Jacques doesn’t expect Brexit to have a big effect on exports to the UK but said it will depend on any import duties which are yet to be set, but any change will not be overnight and talks are ongoing between South Africa and the UK governments. A lot of uncertainty still remains on how it will play out however.

The changing destinations has had an influence on the varieties planted in South Africa, “Years ago the UK was the biggest market for Golden Delicious apples until the French started to compete with South Africa. Now Africa is the biggest market for Goldens, but there is different demand from Eastern Africa than from Western Africa, generally speaking Western Africa likes Goldens while Eastern Africa likes bi-coloured and pinks. The Far East is a big place but countries such as Taiwan are 95%+ Fuji, Singapore and Malaysia like the bi-colours and the pinks, although Malaysia has a big component of Granny Smith’s as well while Bangladesh likes Royal Gala/Gala .”

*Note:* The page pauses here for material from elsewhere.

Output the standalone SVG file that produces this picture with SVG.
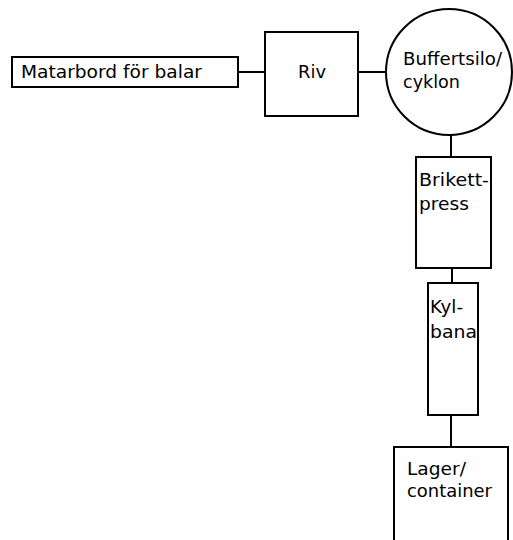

South Africa is going through a consolidation period as far as acreage is concerned with both apples and pears, possibly even a slight decrease in acreage, but is this does not relate to a decrease in production. Higher density production and better yielding varieties have been planted with better packouts and better colour.

“Production will keep increasing for at least the next five years, the decrease in hectares may last a couple of years but after the water situation has recovered we may see a bit of an uplift again,” said Jacques.